++++ Supplied material
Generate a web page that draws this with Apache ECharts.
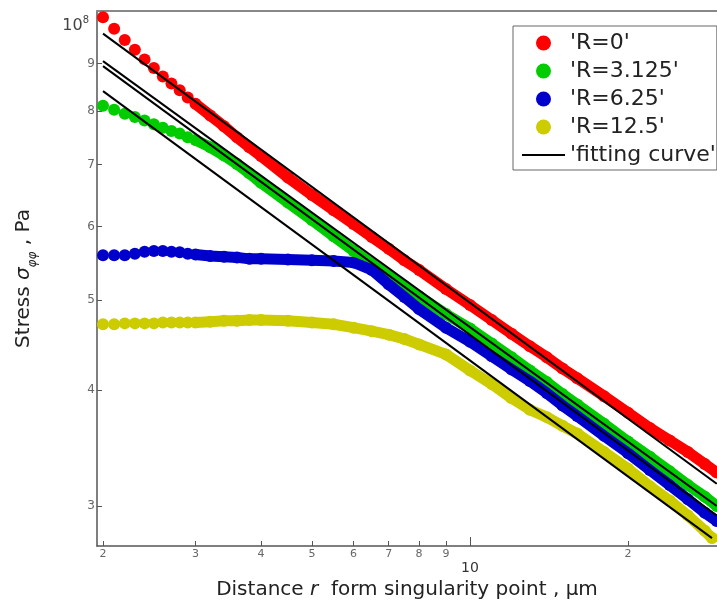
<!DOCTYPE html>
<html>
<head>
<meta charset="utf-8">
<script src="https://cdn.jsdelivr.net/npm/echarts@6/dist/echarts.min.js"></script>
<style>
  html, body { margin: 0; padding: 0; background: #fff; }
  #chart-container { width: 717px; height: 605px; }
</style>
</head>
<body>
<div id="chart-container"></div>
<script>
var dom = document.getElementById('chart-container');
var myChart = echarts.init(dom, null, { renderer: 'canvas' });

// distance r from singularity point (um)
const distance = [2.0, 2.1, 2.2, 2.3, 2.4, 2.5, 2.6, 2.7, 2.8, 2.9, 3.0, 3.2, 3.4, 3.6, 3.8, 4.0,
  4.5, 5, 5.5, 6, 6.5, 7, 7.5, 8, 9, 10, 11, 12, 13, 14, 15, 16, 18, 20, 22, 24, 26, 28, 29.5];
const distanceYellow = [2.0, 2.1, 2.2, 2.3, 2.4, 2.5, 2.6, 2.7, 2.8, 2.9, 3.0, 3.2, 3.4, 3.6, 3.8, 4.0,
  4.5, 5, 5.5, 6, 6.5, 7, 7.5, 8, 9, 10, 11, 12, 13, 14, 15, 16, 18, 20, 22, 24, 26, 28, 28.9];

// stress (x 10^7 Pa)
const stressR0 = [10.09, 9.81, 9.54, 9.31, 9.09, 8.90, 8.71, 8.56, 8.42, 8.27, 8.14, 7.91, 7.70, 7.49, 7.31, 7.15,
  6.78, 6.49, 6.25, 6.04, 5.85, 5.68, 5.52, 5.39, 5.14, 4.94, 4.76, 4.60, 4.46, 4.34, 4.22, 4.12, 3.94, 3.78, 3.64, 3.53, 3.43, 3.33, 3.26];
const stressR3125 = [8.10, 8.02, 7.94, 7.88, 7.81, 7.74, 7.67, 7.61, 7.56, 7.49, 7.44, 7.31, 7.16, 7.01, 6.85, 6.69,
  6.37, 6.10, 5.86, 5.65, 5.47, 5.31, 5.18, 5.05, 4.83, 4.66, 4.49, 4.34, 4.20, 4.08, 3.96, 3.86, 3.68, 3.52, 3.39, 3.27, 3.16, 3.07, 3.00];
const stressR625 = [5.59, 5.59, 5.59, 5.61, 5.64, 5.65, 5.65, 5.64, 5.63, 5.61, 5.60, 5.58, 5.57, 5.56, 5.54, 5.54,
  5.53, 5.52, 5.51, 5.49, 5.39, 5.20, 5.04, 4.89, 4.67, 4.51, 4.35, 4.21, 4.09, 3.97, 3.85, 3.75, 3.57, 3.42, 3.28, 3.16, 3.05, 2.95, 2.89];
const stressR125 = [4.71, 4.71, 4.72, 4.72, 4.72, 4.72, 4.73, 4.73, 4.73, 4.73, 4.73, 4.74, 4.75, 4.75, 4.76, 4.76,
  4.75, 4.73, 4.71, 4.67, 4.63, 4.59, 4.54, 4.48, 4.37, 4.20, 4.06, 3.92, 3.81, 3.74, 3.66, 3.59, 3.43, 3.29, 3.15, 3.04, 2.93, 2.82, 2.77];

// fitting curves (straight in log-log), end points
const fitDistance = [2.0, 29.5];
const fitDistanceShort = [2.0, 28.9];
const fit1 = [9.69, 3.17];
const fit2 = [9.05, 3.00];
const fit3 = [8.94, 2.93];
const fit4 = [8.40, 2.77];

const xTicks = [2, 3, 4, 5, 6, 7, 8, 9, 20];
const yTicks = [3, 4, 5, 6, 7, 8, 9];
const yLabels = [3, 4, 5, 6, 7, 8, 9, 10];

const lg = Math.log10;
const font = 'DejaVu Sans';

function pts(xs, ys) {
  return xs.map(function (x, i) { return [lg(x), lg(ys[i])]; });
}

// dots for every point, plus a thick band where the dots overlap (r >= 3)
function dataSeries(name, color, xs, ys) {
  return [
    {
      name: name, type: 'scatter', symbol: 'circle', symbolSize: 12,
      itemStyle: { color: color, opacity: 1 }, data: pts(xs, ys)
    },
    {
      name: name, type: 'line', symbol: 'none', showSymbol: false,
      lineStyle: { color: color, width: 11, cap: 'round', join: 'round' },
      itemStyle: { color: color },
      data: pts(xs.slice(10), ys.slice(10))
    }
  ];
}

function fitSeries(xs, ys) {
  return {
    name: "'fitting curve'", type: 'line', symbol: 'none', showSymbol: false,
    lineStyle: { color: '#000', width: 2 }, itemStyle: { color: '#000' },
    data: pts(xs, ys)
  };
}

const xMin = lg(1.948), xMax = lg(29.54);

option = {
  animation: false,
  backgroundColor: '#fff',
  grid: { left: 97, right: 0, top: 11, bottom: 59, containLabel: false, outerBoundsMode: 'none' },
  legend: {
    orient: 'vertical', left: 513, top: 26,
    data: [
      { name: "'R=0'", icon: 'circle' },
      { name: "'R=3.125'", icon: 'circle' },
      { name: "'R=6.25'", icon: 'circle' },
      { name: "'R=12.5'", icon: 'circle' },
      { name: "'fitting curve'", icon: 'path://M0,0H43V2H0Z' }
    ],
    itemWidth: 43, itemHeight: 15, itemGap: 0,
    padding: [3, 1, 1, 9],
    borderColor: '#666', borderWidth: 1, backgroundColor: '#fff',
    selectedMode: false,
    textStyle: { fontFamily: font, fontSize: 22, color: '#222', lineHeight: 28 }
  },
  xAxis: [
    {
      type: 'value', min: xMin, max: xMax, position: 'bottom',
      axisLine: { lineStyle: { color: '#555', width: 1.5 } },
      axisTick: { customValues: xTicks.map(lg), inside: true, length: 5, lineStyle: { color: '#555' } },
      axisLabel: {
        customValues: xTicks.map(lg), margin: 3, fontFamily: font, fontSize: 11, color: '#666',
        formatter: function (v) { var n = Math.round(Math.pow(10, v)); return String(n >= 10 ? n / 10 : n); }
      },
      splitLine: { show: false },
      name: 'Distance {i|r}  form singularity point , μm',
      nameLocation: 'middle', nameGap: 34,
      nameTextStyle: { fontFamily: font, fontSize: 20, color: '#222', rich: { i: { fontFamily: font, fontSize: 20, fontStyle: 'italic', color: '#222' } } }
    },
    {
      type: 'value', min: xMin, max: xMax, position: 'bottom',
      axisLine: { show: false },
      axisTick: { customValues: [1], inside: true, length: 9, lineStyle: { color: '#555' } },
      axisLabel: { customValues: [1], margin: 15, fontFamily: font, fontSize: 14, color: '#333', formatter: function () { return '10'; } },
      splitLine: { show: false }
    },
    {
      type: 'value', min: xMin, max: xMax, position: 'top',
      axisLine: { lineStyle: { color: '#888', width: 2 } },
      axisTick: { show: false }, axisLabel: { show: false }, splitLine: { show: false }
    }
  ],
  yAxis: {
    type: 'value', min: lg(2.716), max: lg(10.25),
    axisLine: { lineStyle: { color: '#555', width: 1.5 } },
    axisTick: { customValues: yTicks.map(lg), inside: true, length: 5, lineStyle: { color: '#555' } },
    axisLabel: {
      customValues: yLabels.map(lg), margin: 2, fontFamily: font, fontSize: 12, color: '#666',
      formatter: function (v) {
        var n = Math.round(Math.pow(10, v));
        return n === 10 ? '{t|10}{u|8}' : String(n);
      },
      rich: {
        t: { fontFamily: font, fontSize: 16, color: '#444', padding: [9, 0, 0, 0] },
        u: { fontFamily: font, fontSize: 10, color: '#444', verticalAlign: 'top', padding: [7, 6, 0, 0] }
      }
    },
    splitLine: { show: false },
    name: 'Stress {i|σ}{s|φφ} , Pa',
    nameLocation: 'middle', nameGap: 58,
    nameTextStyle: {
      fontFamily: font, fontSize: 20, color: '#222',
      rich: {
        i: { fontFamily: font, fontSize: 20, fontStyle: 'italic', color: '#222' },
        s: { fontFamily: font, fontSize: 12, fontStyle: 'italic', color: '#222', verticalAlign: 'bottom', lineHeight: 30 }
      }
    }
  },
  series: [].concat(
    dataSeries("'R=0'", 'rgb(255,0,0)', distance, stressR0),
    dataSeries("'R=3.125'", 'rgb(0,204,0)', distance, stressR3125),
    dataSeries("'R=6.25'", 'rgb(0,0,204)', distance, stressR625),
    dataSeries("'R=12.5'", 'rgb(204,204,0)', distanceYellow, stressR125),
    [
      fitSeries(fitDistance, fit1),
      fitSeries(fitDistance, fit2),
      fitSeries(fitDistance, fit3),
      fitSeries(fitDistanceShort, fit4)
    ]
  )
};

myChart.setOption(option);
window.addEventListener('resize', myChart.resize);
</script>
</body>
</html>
++++++++
(Objective)
Please reproduce the listing exactly from its opening line through the line that contains "26, 28, 28.9];", both included, with all pictures omitted.

(The response)
Generate a web page that draws this with Apache ECharts.
<!DOCTYPE html>
<html>
<head>
<meta charset="utf-8">
<script src="https://cdn.jsdelivr.net/npm/echarts@6/dist/echarts.min.js"></script>
<style>
  html, body { margin: 0; padding: 0; background: #fff; }
  #chart-container { width: 717px; height: 605px; }
</style>
</head>
<body>
<div id="chart-container"></div>
<script>
var dom = document.getElementById('chart-container');
var myChart = echarts.init(dom, null, { renderer: 'canvas' });

// distance r from singularity point (um)
const distance = [2.0, 2.1, 2.2, 2.3, 2.4, 2.5, 2.6, 2.7, 2.8, 2.9, 3.0, 3.2, 3.4, 3.6, 3.8, 4.0,
  4.5, 5, 5.5, 6, 6.5, 7, 7.5, 8, 9, 10, 11, 12, 13, 14, 15, 16, 18, 20, 22, 24, 26, 28, 29.5];
const distanceYellow = [2.0, 2.1, 2.2, 2.3, 2.4, 2.5, 2.6, 2.7, 2.8, 2.9, 3.0, 3.2, 3.4, 3.6, 3.8, 4.0,
  4.5, 5, 5.5, 6, 6.5, 7, 7.5, 8, 9, 10, 11, 12, 13, 14, 15, 16, 18, 20, 22, 24, 26, 28, 28.9];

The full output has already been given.